The latest figures from Freddie Mac show mortgage rates have hovered in a tight range just above 6% in recent weeks, near multiyear lows. A temporary breach of the 6% threshold occurred on Jan. 9, but average rates for 30-year fixed-rate mortgages stabilized back above 6% over subsequent weeks.
Further movements in mortgage rates largely depend on updates from the Trump administration on how it plans to execute the $200 billion in mortgage bond purchases proposed as a strategy to reduce mortgage rates, which economists have warned could increase mortgage capital markets volatility, raising mortgage rates in the long run.
For now, MCT continues to describe the market as being in a “holding pattern,” with meaningful improvement in lock volumes unlikely until 30-year mortgage rates “move decisively into the high-5% range.”

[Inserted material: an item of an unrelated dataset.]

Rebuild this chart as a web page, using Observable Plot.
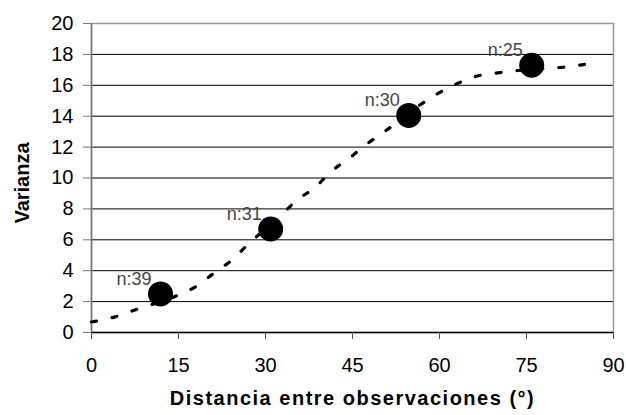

Federal Reserve officials voted to leave the benchmark federal funds rate unchanged last week. Rhodes noted in Thursday’s commentary that initial projections for a rate cut in the first half of 2026 are increasingly being pushed to the third quarter. The potential nomination of Kevin Warsh to replace Jerome Powell as Fed chair in May complicates the timing of cuts as well.
“This is a wait-and-see market,” said Rhodes. “January showed that activity can come back when sentiment improves, but it also showed how fragile that sentiment still is.”